▶ [Aim]: Retype only the lines running from the beginning of the entries below to the line with "(554,684) -- cycle;", both included. Do not include pictures.

--- begin ---

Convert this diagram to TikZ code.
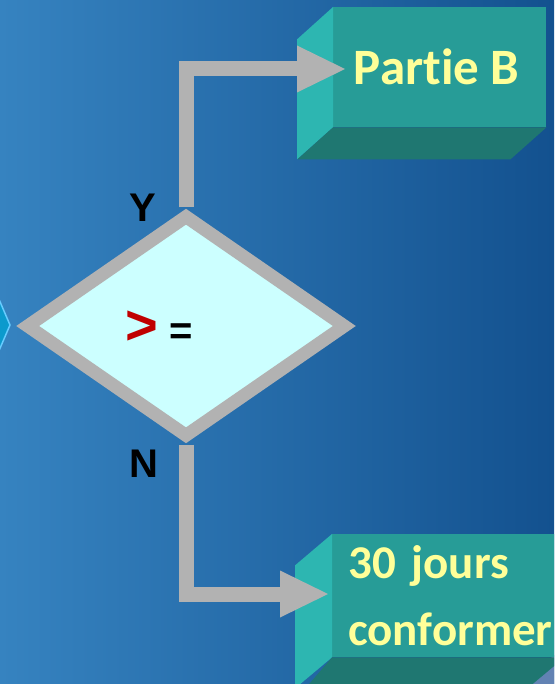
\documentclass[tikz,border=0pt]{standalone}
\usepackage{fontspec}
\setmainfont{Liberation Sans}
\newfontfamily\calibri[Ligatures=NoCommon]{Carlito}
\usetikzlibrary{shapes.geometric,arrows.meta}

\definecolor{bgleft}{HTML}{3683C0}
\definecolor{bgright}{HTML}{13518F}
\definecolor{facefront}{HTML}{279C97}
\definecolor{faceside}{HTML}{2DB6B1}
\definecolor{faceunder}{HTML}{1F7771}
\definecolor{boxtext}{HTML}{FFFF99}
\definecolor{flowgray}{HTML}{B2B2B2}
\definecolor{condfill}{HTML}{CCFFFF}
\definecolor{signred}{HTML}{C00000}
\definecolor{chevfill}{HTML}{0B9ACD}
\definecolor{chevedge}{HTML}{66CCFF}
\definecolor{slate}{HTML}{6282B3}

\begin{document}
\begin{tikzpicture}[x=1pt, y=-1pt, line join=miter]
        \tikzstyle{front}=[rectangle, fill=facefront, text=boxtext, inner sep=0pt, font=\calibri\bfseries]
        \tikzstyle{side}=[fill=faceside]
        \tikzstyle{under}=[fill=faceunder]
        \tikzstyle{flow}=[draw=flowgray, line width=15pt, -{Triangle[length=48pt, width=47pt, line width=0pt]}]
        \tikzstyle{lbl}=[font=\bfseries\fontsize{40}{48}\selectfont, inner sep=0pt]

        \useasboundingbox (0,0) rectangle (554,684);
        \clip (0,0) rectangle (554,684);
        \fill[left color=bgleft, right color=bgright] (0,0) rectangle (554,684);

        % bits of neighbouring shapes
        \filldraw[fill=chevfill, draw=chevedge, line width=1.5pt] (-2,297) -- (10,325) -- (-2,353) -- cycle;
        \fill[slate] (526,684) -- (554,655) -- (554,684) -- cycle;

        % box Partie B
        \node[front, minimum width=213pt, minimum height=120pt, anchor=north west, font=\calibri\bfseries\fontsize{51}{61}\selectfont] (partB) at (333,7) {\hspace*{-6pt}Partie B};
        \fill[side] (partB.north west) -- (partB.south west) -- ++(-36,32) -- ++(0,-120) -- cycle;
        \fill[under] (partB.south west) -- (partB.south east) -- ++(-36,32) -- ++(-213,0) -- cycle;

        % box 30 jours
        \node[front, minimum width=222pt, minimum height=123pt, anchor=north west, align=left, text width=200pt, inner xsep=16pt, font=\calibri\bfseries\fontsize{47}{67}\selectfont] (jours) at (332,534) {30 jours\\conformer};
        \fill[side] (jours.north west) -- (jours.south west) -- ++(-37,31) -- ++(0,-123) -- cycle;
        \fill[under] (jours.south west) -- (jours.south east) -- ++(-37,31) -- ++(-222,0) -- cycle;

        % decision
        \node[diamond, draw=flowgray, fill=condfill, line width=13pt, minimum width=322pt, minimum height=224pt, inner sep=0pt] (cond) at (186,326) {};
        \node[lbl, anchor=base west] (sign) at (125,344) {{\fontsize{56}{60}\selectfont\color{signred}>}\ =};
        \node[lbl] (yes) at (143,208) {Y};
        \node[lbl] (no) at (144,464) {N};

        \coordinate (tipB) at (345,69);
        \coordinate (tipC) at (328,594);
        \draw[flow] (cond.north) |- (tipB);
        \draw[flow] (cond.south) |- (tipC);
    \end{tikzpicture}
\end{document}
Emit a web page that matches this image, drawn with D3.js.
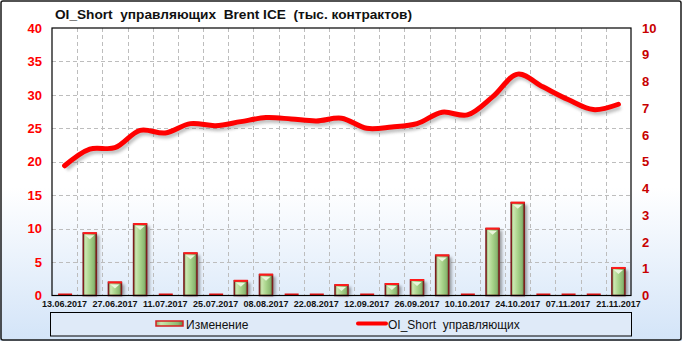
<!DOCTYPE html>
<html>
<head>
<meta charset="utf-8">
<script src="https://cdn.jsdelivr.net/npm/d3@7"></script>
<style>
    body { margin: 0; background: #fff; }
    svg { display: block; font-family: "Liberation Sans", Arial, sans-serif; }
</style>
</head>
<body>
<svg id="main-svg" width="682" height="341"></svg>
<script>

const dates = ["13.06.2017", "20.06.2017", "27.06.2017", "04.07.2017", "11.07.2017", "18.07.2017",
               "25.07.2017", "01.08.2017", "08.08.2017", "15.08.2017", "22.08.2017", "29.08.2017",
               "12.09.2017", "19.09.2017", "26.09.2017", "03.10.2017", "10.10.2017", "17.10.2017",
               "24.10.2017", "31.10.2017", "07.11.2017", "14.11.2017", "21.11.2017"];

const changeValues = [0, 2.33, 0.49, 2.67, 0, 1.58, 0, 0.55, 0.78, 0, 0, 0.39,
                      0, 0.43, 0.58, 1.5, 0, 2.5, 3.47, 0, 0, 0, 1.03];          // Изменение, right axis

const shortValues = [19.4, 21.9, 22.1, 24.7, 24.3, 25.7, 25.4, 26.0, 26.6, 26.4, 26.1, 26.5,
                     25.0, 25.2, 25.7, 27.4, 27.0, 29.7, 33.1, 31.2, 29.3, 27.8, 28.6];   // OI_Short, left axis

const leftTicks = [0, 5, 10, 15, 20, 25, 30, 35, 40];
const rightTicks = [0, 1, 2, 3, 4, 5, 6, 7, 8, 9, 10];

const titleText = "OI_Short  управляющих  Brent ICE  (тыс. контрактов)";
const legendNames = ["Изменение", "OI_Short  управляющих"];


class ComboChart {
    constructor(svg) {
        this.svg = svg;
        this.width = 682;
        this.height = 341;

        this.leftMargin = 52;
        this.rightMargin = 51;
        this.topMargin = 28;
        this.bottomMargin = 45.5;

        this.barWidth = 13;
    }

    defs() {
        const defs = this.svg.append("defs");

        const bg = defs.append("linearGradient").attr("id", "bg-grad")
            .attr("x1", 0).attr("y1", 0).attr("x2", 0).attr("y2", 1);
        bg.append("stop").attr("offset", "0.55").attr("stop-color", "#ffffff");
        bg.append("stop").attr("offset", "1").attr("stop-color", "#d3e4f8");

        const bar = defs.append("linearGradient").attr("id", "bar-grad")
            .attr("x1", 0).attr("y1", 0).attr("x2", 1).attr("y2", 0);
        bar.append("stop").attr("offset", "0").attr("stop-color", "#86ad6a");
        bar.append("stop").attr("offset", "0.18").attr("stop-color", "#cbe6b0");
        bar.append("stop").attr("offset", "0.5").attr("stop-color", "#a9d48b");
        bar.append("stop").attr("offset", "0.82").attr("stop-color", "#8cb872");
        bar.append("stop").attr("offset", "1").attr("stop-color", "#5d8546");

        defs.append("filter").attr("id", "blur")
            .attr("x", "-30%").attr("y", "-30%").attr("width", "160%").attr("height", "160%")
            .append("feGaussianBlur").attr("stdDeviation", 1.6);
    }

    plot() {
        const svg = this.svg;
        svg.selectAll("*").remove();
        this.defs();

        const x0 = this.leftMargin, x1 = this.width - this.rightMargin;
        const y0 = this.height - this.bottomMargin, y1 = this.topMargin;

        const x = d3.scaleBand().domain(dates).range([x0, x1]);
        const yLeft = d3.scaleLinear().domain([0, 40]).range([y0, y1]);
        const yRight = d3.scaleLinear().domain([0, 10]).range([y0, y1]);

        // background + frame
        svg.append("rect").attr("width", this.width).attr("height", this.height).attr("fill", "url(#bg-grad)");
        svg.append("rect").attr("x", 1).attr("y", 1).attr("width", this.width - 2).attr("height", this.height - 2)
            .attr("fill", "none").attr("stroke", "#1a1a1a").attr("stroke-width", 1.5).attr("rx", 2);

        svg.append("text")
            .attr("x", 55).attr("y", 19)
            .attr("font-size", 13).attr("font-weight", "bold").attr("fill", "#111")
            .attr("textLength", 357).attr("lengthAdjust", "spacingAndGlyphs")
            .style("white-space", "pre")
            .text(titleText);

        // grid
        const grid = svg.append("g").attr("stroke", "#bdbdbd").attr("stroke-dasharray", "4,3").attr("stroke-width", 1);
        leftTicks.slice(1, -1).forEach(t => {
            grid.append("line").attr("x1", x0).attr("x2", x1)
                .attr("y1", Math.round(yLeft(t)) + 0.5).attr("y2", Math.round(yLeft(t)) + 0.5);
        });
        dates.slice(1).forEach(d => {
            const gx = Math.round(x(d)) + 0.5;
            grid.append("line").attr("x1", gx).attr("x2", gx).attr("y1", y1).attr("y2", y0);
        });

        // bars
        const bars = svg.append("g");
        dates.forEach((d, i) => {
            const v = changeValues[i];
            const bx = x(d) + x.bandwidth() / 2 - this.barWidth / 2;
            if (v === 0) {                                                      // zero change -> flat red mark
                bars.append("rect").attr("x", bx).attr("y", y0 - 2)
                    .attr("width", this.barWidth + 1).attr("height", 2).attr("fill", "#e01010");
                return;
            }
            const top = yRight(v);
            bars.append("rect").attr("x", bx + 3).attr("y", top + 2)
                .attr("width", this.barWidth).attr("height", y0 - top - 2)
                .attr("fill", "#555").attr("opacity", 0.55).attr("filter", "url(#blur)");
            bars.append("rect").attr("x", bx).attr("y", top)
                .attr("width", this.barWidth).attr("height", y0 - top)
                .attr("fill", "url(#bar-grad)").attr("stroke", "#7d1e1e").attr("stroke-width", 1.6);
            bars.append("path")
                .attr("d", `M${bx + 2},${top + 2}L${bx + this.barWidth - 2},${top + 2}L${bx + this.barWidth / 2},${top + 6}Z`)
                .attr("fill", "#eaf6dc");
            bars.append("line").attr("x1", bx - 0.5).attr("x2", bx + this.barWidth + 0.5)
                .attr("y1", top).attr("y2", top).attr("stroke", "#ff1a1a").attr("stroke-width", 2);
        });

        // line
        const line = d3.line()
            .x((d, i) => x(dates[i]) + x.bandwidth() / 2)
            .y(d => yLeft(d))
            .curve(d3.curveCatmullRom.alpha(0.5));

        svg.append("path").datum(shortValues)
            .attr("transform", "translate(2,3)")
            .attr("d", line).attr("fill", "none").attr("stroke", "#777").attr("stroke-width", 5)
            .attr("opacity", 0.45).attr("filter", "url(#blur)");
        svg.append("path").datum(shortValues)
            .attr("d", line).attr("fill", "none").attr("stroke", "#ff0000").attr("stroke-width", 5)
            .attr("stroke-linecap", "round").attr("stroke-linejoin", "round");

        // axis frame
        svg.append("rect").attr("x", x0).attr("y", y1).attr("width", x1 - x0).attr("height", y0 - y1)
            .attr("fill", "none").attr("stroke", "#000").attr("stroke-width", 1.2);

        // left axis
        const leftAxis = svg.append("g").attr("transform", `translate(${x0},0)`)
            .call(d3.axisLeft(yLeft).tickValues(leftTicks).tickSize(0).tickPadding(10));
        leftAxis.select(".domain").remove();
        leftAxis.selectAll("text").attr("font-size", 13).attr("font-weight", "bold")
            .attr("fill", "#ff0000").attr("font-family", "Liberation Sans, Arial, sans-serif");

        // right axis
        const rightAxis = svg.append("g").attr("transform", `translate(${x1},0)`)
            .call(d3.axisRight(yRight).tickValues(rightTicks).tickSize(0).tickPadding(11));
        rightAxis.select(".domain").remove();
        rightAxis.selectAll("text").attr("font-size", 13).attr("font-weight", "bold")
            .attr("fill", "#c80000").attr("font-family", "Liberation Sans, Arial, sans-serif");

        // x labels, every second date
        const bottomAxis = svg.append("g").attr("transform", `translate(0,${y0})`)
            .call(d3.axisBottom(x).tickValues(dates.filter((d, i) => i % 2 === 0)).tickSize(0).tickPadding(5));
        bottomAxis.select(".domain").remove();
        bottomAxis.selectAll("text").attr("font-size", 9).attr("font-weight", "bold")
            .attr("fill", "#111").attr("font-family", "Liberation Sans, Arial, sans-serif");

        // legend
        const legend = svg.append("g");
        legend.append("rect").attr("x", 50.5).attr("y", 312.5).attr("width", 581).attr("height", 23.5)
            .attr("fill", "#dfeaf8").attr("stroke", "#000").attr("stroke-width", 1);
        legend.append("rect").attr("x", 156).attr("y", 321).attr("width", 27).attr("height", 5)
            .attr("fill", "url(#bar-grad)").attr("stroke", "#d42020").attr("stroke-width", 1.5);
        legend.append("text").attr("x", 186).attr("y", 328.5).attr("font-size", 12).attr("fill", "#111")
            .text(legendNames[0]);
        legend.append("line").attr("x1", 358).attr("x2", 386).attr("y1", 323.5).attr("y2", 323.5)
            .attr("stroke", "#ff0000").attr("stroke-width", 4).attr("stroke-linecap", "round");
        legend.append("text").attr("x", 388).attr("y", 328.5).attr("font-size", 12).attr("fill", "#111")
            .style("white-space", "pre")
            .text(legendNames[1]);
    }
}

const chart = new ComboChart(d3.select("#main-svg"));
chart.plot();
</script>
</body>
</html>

--- end ---

▶ [Solution to this exercise]:
Convert this diagram to TikZ code.
\documentclass[tikz,border=0pt]{standalone}
\usepackage{fontspec}
\setmainfont{Liberation Sans}
\newfontfamily\calibri[Ligatures=NoCommon]{Carlito}
\usetikzlibrary{shapes.geometric,arrows.meta}

\definecolor{bgleft}{HTML}{3683C0}
\definecolor{bgright}{HTML}{13518F}
\definecolor{facefront}{HTML}{279C97}
\definecolor{faceside}{HTML}{2DB6B1}
\definecolor{faceunder}{HTML}{1F7771}
\definecolor{boxtext}{HTML}{FFFF99}
\definecolor{flowgray}{HTML}{B2B2B2}
\definecolor{condfill}{HTML}{CCFFFF}
\definecolor{signred}{HTML}{C00000}
\definecolor{chevfill}{HTML}{0B9ACD}
\definecolor{chevedge}{HTML}{66CCFF}
\definecolor{slate}{HTML}{6282B3}

\begin{document}
\begin{tikzpicture}[x=1pt, y=-1pt, line join=miter]
        \tikzstyle{front}=[rectangle, fill=facefront, text=boxtext, inner sep=0pt, font=\calibri\bfseries]
        \tikzstyle{side}=[fill=faceside]
        \tikzstyle{under}=[fill=faceunder]
        \tikzstyle{flow}=[draw=flowgray, line width=15pt, -{Triangle[length=48pt, width=47pt, line width=0pt]}]
        \tikzstyle{lbl}=[font=\bfseries\fontsize{40}{48}\selectfont, inner sep=0pt]

        \useasboundingbox (0,0) rectangle (554,684);
        \clip (0,0) rectangle (554,684);
        \fill[left color=bgleft, right color=bgright] (0,0) rectangle (554,684);

        % bits of neighbouring shapes
        \filldraw[fill=chevfill, draw=chevedge, line width=1.5pt] (-2,297) -- (10,325) -- (-2,353) -- cycle;
        \fill[slate] (526,684) -- (554,655) -- (554,684) -- cycle;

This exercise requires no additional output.